*SHORT PROBLEM:* Leave out the pictures, then output the lines of the records below from the first through the one containing "const svg = d3.select('#chart');".

*RECORDS FOR THIS TASK:*

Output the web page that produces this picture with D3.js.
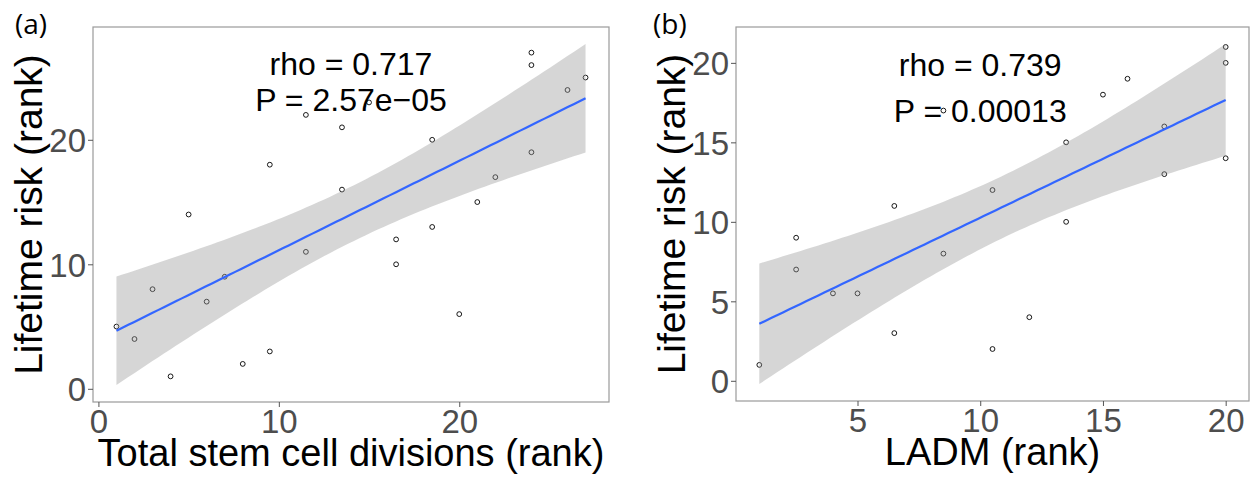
<!DOCTYPE html>
<html>
<head>
<meta charset="utf-8">
<script src="https://cdn.jsdelivr.net/npm/d3@7"></script>
<style>
  body { margin: 0; background: #fff; }
  svg text { font-family: "Liberation Sans", Arial, Helvetica, sans-serif; }
</style>
</head>
<body>
<svg id="chart" width="1258" height="478"></svg>
<script>
// panel (a): total stem cell divisions rank vs lifetime risk rank
const divisionsRank = [1, 2, 3, 4, 5, 6, 7, 8, 9.5, 9.5, 11.5, 11.5, 13.5, 13.5, 15, 16.5, 16.5, 18.5, 18.5, 20, 21, 22, 24, 24, 24, 26, 27];
const riskRankA = [5, 4, 8, 1, 14, 7, 9, 2, 18, 3, 22, 11, 21, 16, 23, 12, 10, 20, 13, 6, 15, 17, 27, 26, 19, 24, 25];

// panel (b): LADM rank vs lifetime risk rank
const ladmRank = [1, 2.5, 2.5, 4, 5, 6.5, 6.5, 8.5, 8.5, 10.5, 10.5, 12, 13.5, 13.5, 15, 16, 17.5, 17.5, 20, 20, 20];
const riskRankB = [1, 9, 7, 5.5, 5.5, 11, 3, 17, 8, 12, 2, 4, 15, 10, 18, 19, 16, 13, 21, 20, 14];

const ticksAX = [0, 10, 20];
const ticksAY = [0, 10, 20];
const ticksBX = [5, 10, 15, 20];
const ticksBY = [0, 5, 10, 15, 20];

const statsA = ['rho = 0.717', 'P = 2.57e\u221205'];
const statsB = ['rho = 0.739', 'P = 0.00013'];

// t quantile (0.975) for n - 2 degrees of freedom
const T_CRIT = { 25: 2.059539, 19: 2.093024 };

const svg = d3.select('#chart');

const fitLine = (xs, ys) => {
  const n = xs.length;
  const mx = d3.mean(xs);
  const my = d3.mean(ys);
  let sxx = 0;
  let sxy = 0;
  xs.forEach((x, i) => {
    sxx += (x - mx) ** 2;
    sxy += (x - mx) * (ys[i] - my);
  });
  const b = sxy / sxx;
  const a = my - b * mx;
  let sse = 0;
  xs.forEach((x, i) => { sse += (ys[i] - (a + b * x)) ** 2; });
  const s = Math.sqrt(sse / (n - 2));
  const t = T_CRIT[n - 2];
  const [x0, x1] = d3.extent(xs);
  const pts = d3.range(80).map((k) => {
    const x = x0 + (x1 - x0) * k / 79;
    const fit = a + b * x;
    const se = s * Math.sqrt(1 / n + (x - mx) ** 2 / sxx);
    return { x, fit, lo: fit - t * se, hi: fit + t * se };
  });
  return pts;
};

const expand = ([lo, hi]) => {
  const pad = (hi - lo) * 0.05;
  return [lo - pad, hi + pad];
};

const drawPanel = (cfg) => {
  const { left, top, width, height } = cfg;
  const fit = fitLine(cfg.xs, cfg.ys);

  const xDomain = expand(d3.extent(cfg.xs));
  const yDomain = expand([
    Math.min(d3.min(cfg.ys), d3.min(fit, (d) => d.lo)),
    Math.max(d3.max(cfg.ys), d3.max(fit, (d) => d.hi)),
  ]);

  const x = d3.scaleLinear().domain(xDomain).range([left, left + width]);
  const y = d3.scaleLinear().domain(yDomain).range([top + height, top]);

  const g = svg.append('g');

  g.append('rect')
    .attr('x', left).attr('y', top)
    .attr('width', width).attr('height', height)
    .attr('fill', '#fff');

  g.selectAll('circle.pt')
    .data(cfg.xs.map((v, i) => [v, cfg.ys[i]]))
    .join('circle')
    .attr('class', 'pt')
    .attr('cx', (d) => x(d[0]))
    .attr('cy', (d) => y(d[1]))
    .attr('r', 2.4)
    .attr('fill', 'none')
    .attr('stroke', '#000')
    .attr('stroke-width', 0.9);

  g.append('path')
    .datum(fit)
    .attr('d', d3.area().x((d) => x(d.x)).y0((d) => y(d.lo)).y1((d) => y(d.hi)))
    .attr('fill', '#999999')
    .attr('fill-opacity', 0.4);

  g.append('path')
    .datum(fit)
    .attr('d', d3.line().x((d) => x(d.x)).y((d) => y(d.fit)))
    .attr('fill', 'none')
    .attr('stroke', '#3366FF')
    .attr('stroke-width', 2.2);

  // border
  g.append('rect')
    .attr('x', left).attr('y', top)
    .attr('width', width).attr('height', height)
    .attr('fill', 'none')
    .attr('stroke', '#9a9a9a')
    .attr('stroke-width', 1.2);

  const xAxis = g.append('g')
    .attr('transform', `translate(0,${top + height})`)
    .call(d3.axisBottom(x).tickValues(cfg.xTicks).tickSize(5).tickPadding(2).tickFormat(d3.format('d')));
  const yAxis = g.append('g')
    .attr('transform', `translate(${left},0)`)
    .call(d3.axisLeft(y).tickValues(cfg.yTicks).tickSize(5).tickPadding(2).tickFormat(d3.format('d')));

  [xAxis, yAxis].forEach((ax) => {
    ax.select('.domain').remove();
    ax.selectAll('line').attr('stroke', '#555').attr('stroke-width', 1);
    ax.selectAll('text')
      .attr('fill', '#4d4d4d')
      .style('font-size', '33px')
      .style('font-family', '"Liberation Sans", Arial, sans-serif');
  });
  xAxis.selectAll('text').attr('dy', '0.72em');
  yAxis.selectAll('text').attr('dy', '0.36em');

  // stats annotation
  cfg.stats.forEach((line, i) => {
    g.append('text')
      .attr('x', x(cfg.statX))
      .attr('y', y(cfg.statY[i]))
      .attr('text-anchor', 'middle')
      .style('font-size', '32px')
      .attr('fill', '#000')
      .text(line);
  });

  // axis titles
  g.append('text')
    .attr('x', left + width / 2)
    .attr('y', top + height + 64)
    .attr('text-anchor', 'middle')
    .style('font-size', '38px')
    .attr('fill', '#000')
    .text(cfg.xTitle);

  g.append('text')
    .attr('transform', `translate(${left - 51},${top + height / 2}) rotate(-90)`)
    .attr('text-anchor', 'middle')
    .style('font-size', '39px')
    .attr('fill', '#000')
    .text('Lifetime risk (rank)');

  g.append('text')
    .attr('x', cfg.tagX)
    .attr('y', 34)
    .style('font-family', '"Open Sans", sans-serif')
    .style('font-size', '28px')
    .attr('fill', '#000')
    .text(cfg.tag);
};

drawPanel({
  left: 93, top: 27, width: 516, height: 375,
  xs: divisionsRank, ys: riskRankA,
  xTicks: ticksAX, yTicks: ticksAY,
  stats: statsA, statX: 14, statY: [25.2, 22.3],
  xTitle: 'Total stem cell divisions (rank)',
  tag: '(a)', tagX: 15,
});

drawPanel({
  left: 736, top: 27, width: 513, height: 374,
  xs: ladmRank, ys: riskRankB,
  xTicks: ticksBX, yTicks: ticksBY,
  stats: statsB, statX: 10, statY: [19.2, 16.25],
  xTitle: 'LADM (rank)',
  tag: '(b)', tagX: 653,
});
</script>
</body>
</html>
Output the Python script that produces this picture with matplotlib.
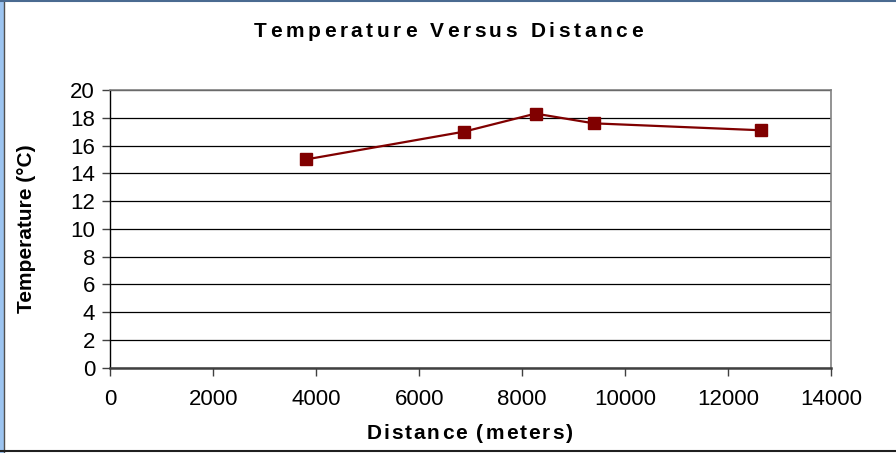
import matplotlib.pyplot as plt
from matplotlib.patches import Rectangle
from matplotlib.lines import Line2D

distance = [3800, 6870, 8260, 9390, 12640]
temperature = [15.0, 17.0, 18.3, 17.6, 17.1]

x_ticks = [0, 2000, 4000, 6000, 8000, 10000, 12000, 14000]
y_ticks = [0, 2, 4, 6, 8, 10, 12, 14, 16, 18, 20]

plt.rcParams['font.family'] = ['Liberation Sans', 'DejaVu Sans']

fig = plt.figure(figsize=(8.96, 4.53), dpi=100)
ax = fig.add_axes([0.1232, 0.1883, 0.8043, 0.6130])

ax.plot(distance, temperature, color='#800000', linewidth=1.6,
        marker='s', markersize=8, markerfacecolor='#800000',
        markeredgecolor='#800000', zorder=3)

ax.set_xlim(0, 14000)
ax.set_ylim(0, 20)
ax.set_xticks(x_ticks)
ax.set_yticks(y_ticks)
ax.set_xticklabels([str(v) for v in x_ticks])
ax.set_yticklabels([str(v) for v in y_ticks])

ax.yaxis.grid(True, color='black', linewidth=0.9)
ax.set_axisbelow(True)

ax.spines['top'].set_color('#808080')
ax.spines['right'].set_color('#808080')
ax.spines['top'].set_linewidth(1.2)
ax.spines['right'].set_linewidth(1.2)
ax.spines['left'].set_color('black')
ax.spines['left'].set_linewidth(1.0)
ax.spines['bottom'].set_color('#404040')
ax.spines['bottom'].set_linewidth(1.8)

ax.tick_params(axis='both', direction='out', length=6, width=1,
               color='#404040', labelsize=16, pad=5)
ax.tick_params(axis='x', pad=9)

ax.set_ylabel('Temperature (\u00b0C)', fontsize=15, fontweight='bold', labelpad=25)


def spaced_text(s, xc, yc, gap_px, **kw):
    # draw a string with extra spacing between letters, centred at (xc, yc)
    renderer = fig.canvas.get_renderer()
    widths = []
    for ch in s:
        t = fig.text(0, 0, ch.replace(' ', '\u00a0'), **kw)
        widths.append(t.get_window_extent(renderer).width if ch != ' ' else None)
        t.remove()
    space = fig.text(0, 0, 'a b', **kw)
    ab = fig.text(0, 0, 'ab', **kw)
    sp_w = space.get_window_extent(renderer).width - ab.get_window_extent(renderer).width
    space.remove()
    ab.remove()
    widths = [w if w is not None else sp_w for w in widths]
    total = sum(widths) + gap_px * (len(s) - 1)
    x = xc * fig.bbox.width - total / 2
    for ch, w in zip(s, widths):
        if ch != ' ':
            fig.text(x / fig.bbox.width, yc, ch, ha='left', va='center', **kw)
        x += w + gap_px


spaced_text('Temperature Versus Distance', 0.5, 0.930, 3.6,
            fontsize=15, fontweight='bold')
spaced_text('Distance (meters)', 0.524, 0.044, 1.9,
            fontsize=15, fontweight='bold')

# outer chart frame
fig.patches.append(Rectangle((0, 0), 3.5 / 896, 1, transform=fig.transFigure,
                             facecolor='#9cc4f0', edgecolor='none'))
fig.lines.append(Line2D([3.5 / 896, 3.5 / 896], [0, 1], transform=fig.transFigure,
                        color='#505050', linewidth=1))
fig.lines.append(Line2D([0, 1], [1 - 1 / 453, 1 - 1 / 453], transform=fig.transFigure,
                        color='#4a6a90', linewidth=1.5))
fig.lines.append(Line2D([0, 1], [2 / 453, 2 / 453], transform=fig.transFigure,
                        color='#202020', linewidth=1.5))

fig.savefig('out.png', dpi=100)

*SOLUTION TO THIS TASK:*
Output the web page that produces this picture with D3.js.
<!DOCTYPE html>
<html>
<head>
<meta charset="utf-8">
<script src="https://cdn.jsdelivr.net/npm/d3@7"></script>
<style>
  body { margin: 0; background: #fff; }
  svg text { font-family: "Liberation Sans", Arial, Helvetica, sans-serif; }
</style>
</head>
<body>
<svg id="chart" width="1258" height="478"></svg>
<script>
// panel (a): total stem cell divisions rank vs lifetime risk rank
const divisionsRank = [1, 2, 3, 4, 5, 6, 7, 8, 9.5, 9.5, 11.5, 11.5, 13.5, 13.5, 15, 16.5, 16.5, 18.5, 18.5, 20, 21, 22, 24, 24, 24, 26, 27];
const riskRankA = [5, 4, 8, 1, 14, 7, 9, 2, 18, 3, 22, 11, 21, 16, 23, 12, 10, 20, 13, 6, 15, 17, 27, 26, 19, 24, 25];

// panel (b): LADM rank vs lifetime risk rank
const ladmRank = [1, 2.5, 2.5, 4, 5, 6.5, 6.5, 8.5, 8.5, 10.5, 10.5, 12, 13.5, 13.5, 15, 16, 17.5, 17.5, 20, 20, 20];
const riskRankB = [1, 9, 7, 5.5, 5.5, 11, 3, 17, 8, 12, 2, 4, 15, 10, 18, 19, 16, 13, 21, 20, 14];

const ticksAX = [0, 10, 20];
const ticksAY = [0, 10, 20];
const ticksBX = [5, 10, 15, 20];
const ticksBY = [0, 5, 10, 15, 20];

const statsA = ['rho = 0.717', 'P = 2.57e\u221205'];
const statsB = ['rho = 0.739', 'P = 0.00013'];

// t quantile (0.975) for n - 2 degrees of freedom
const T_CRIT = { 25: 2.059539, 19: 2.093024 };

const svg = d3.select('#chart');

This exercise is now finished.